Where Ea is activation energy
Latch-up is a type of short-circuiting that occurs in CMOS chips. The tendency of CMOS to develop a low-resistance path between VDD and GND causes serious meltdown and increases the failure rate of an IC. Theoretically, latch-up occurs when parasitic bipolar transistors formed by the substrate, well, and diffusion turn ON.
Figure 2 shows the equivalent circuit of the BJT pair formed in a CMOS inverter.
Figure 2. Model of CMOS latch-up
In addition to the NMOS and PMOS transistors, the circuit consists of a PNP and an NPN transistor connected to two resistors, which are connected between power and ground rails. The resistors are due to the resistance between nearby substrates and well taps.
Ordinarily, the BJT transistors are OFF. But when current flows through the substrates (Rsub), Vsub will rise, which will turn ON the NPN transistor. As a result, the NPN transistor pulls current through Rwell, thereby turning ON the PNP transistor.
The PNP transistor will also pull current through Rsub, thereby raising Vsub. This cycle creates a positive feedback loop, causing a large current to flow back and forth between VDD and GND. If this cycle continues for a long time, it generates heat and melts down the power rails.
Fortunately, latch-up can be prevented by reducing the resistance between the substrate and the well. The common way to achieve this is to place the substrate and well taps close to each transistor (Neil and David).

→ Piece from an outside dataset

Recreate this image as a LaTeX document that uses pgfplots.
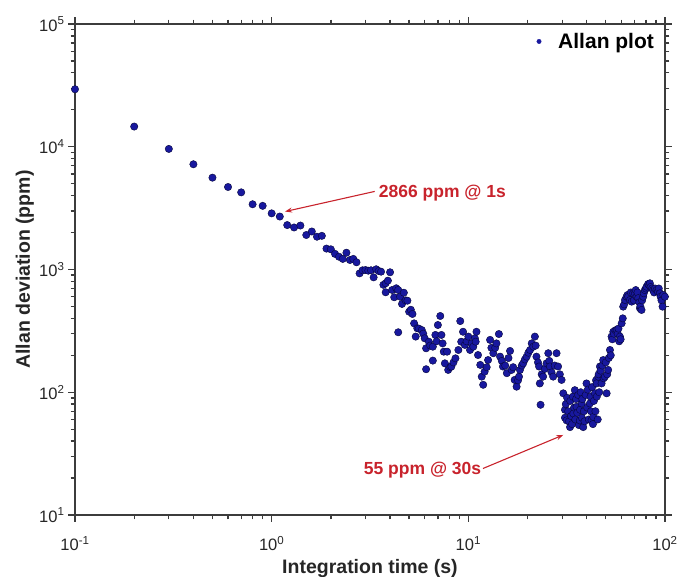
\documentclass[border=0pt]{standalone}
\usepackage{fontspec}
\setmainfont{Liberation Sans}
\usepackage{pgfplots}
\pgfplotsset{compat=1.18}
\usetikzlibrary{arrows.meta}
\definecolor{axgray}{HTML}{3C3C3C}
\definecolor{dotfill}{HTML}{18189E}
\definecolor{dotedge}{HTML}{06063A}
\definecolor{annred}{HTML}{C8232C}

% tau (s), Allan deviation (ppm)
\pgfplotstableread{
tau adev
0.1 29400
0.2 14600
0.3 9600
0.4 7200
0.5 5600
0.6 4700
0.7 4250
0.8 3400
0.9 3300
1.0 2866
1.1 2700
1.2 2300
1.3 2200
1.4 2280
1.5 1910
1.6 2040
1.7 1850
1.8 1880
1.9 1480
2.0 1460
2.1 1340
2.2 1270
2.3 1220
2.4 1370
2.5 1195
2.6 1220
2.7 1145
2.8 930
2.9 985
3.0 990
3.1 978
3.2 985
3.3 863
3.4 1004
3.5 972
3.6 960
3.7 750
3.8 652
3.8 772
3.9 811
4.0 949
4.1 681
4.2 594
4.3 703
4.4 681
4.4 308
4.5 600
4.6 524
4.7 647
4.8 560
4.9 557
5.0 453
5.1 470
5.2 434
5.3 364
5.4 284
5.5 332
5.6 330
5.8 321
5.9 300
6.0 275
6.1 228
6.1 154
6.3 258
6.4 240
6.6 235
6.6 181
6.8 293
6.9 260
7.0 353
7.2 418
7.3 293
7.4 250
7.5 214
7.6 172
7.8 214
7.9 152
8.1 160
8.2 162
8.4 175
8.6 189
8.9 221
9.1 380
9.2 258
9.4 311
9.6 243
9.8 260
10.0 284
10.2 221
10.4 250
10.6 235
10.8 275
10.9 258
11.0 311
11.2 201
11.5 167
11.7 134
11.9 115
12.1 147
12.4 160
12.6 183
12.9 267
13.1 230
13.4 208
13.7 230
13.9 250
14.3 298
14.5 195
14.8 180
15.0 162
15.4 165
15.7 143
16.0 190
16.3 217
16.6 152
16.9 160
17.2 126
17.6 111
17.9 125
18.1 134
18.3 152
18.7 165
19.0 172
19.4 185
19.8 195
20.2 210
20.6 221
21.0 250
21.4 235
21.8 284
22.0 240
22.2 195
22.6 175
22.9 162
23.1 118
23.3 79
23.6 140
24.0 134
24.5 155
25.0 172
25.5 208
25.8 180
26.0 162
26.5 145
27.0 134
27.5 165
28.1 208
28.6 162
29.2 140
29.8 126
30.4 98
31.0 72
31.0 62
31.3 80
31.6 59
31.8 90
32.2 70
32.5 58
32.9 52
33.0 85
33.3 64
33.7 55
34.0 92
34.2 67
34.5 75
34.8 104
35.0 60
35.3 88
35.5 76
35.8 68
36.2 95
36.5 54
36.9 59
37.0 72
37.3 100
37.7 81
37.8 62
38.0 88
38.4 52
38.7 70
39.0 58
39.5 95
39.9 118
40.2 75
40.5 105
41.0 60
41.5 81
41.8 92
42.0 70
42.3 59
42.6 110
43.0 55
43.2 63
43.5 85
44.0 98
44.3 70
44.6 125
44.9 118
45.0 92
45.5 60
45.8 134
46.0 140
46.3 100
46.7 162
47.0 150
47.6 118
48.0 165
48.5 183
48.8 130
49.5 134
50.0 175
50.5 98
50.8 140
51.4 152
51.8 190
52.5 221
53.0 200
53.5 284
54.0 270
54.6 311
55.0 300
56.0 320
56.8 321
57.5 300
58.0 330
58.5 260
59.0 284
59.5 270
60.2 364
61.0 400
61.3 498
62.0 520
62.6 564
63.8 600
64.5 620
65.0 600
66.3 564
67.0 650
67.7 547
68.9 640
69.5 560
70.3 640
71.0 680
71.7 600
72.5 650
73.1 584
74.0 540
74.6 483
75.0 500
76.0 468
76.5 560
77.5 600
78.0 640
79.0 680
80.0 700
80.6 724
82.0 760
83.1 748
83.8 772
84.5 720
86.0 700
87.1 681
88.0 650
89.0 700
90.6 681
92.0 660
93.0 700
94.2 640
95.0 600
96.0 560
97.2 498
98.0 620
99.9 600
}\allandata

\begin{document}
\begin{tikzpicture}
\begin{axis}[
  at={(0pt,0pt)}, anchor=south west,
  width=590pt, height=491pt, scale only axis,
  xmode=log, ymode=log,
  xmin=0.1, xmax=100, ymin=10, ymax=1e5,
  clip=false, axis on top,
  axis line style={axgray, line width=1.6pt},
  every tick/.style={draw=axgray, line width=1.3pt},
  xtick pos=both, ytick pos=both,
  xtick align=outside, ytick align=outside,
  major tick length=7pt, minor tick length=4.5pt,
  xtick={0.1,1,10,100},
  xticklabels={10\textsuperscript{-1},10\textsuperscript{0},10\textsuperscript{1},10\textsuperscript{2}},
  minor xtick={0.2,0.3,0.4,0.5,0.6,0.7,0.8,0.9,2,3,4,5,6,7,8,9,20,30,40,50,60,70,80,90},
  ytick={10,100,1000,10000,100000},
  yticklabels={10\textsuperscript{1},10\textsuperscript{2},10\textsuperscript{3},10\textsuperscript{4},10\textsuperscript{5}},
  minor ytick={20,30,40,50,60,70,80,90,200,300,400,500,600,700,800,900,2000,3000,4000,5000,6000,7000,8000,9000,20000,30000,40000,50000,60000,70000,80000,90000},
  tick label style={font=\fontsize{16.5}{18}\selectfont, text=black!85},
  xticklabel style={yshift=-11pt},
  yticklabel style={xshift=0pt},
  xlabel={Integration time (s)},
  ylabel={Allan deviation (ppm)},
  xlabel style={yshift=-1pt},
  ylabel style={yshift=-1.5pt},
  label style={font=\bfseries\fontsize{19.5}{22}\selectfont, text=black!85},
  legend style={draw=none, fill=none, at={(0.99,0.99)}, anchor=north east,
    font=\bfseries\fontsize{21}{24}\selectfont},
  legend cell align=left,
]
\addlegendimage{only marks, mark=*, mark size=2.2pt,
  mark options={fill=dotfill, draw=dotfill}}
\addlegendentry{\hspace{15pt}Allan plot}
\addplot[only marks, mark=*, mark size=3.7pt, forget plot,
  mark options={fill=dotfill, draw=dotedge, line width=0.4pt}]
  table[x=tau, y=adev] {\allandata};

\draw[annred, line width=1.1pt, -{Stealth[length=7pt,width=5pt]}]
  (rel axis cs:0.508,0.659) -- (rel axis cs:0.356,0.618);
\node[annred, anchor=west, inner sep=1pt, font=\bfseries\fontsize{17.5}{20}\selectfont]
  at (rel axis cs:0.513,0.655) {2866 ppm @ 1s};
\draw[annred, line width=1.1pt, -{Stealth[length=7pt,width=5pt]}]
  (rel axis cs:0.6915,0.0947) -- (rel axis cs:0.8276,0.163);
\node[annred, anchor=east, inner sep=1pt, font=\bfseries\fontsize{17.5}{20}\selectfont]
  at (rel axis cs:0.6905,0.091) {55 ppm @ 30s};
\end{axis}
\pgfresetboundingbox
\path[use as bounding box] (-75pt,-62pt) rectangle (603pt,515pt);
\end{tikzpicture}
\end{document}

In some applications, guard rings as shown in Figure 3 are suitable to surround the transistor and provide the low-resistance path between the transistor and the power rail.
Figure 3. Guard rings
So far, we have discussed non-idealities of MOS transistors and how they affect the reliability of VLSI systems. Several models have been discussed on how to measure and simulate their impact on designs.
Fortunately, modern SPICE models and CAD tools are thorough and accurate in predicting the performance of various designs into the gigahertz range while accounting for the effect of these non-idealities. Leveraging these tools may drive automation and faster design time in the chip development lifecycle.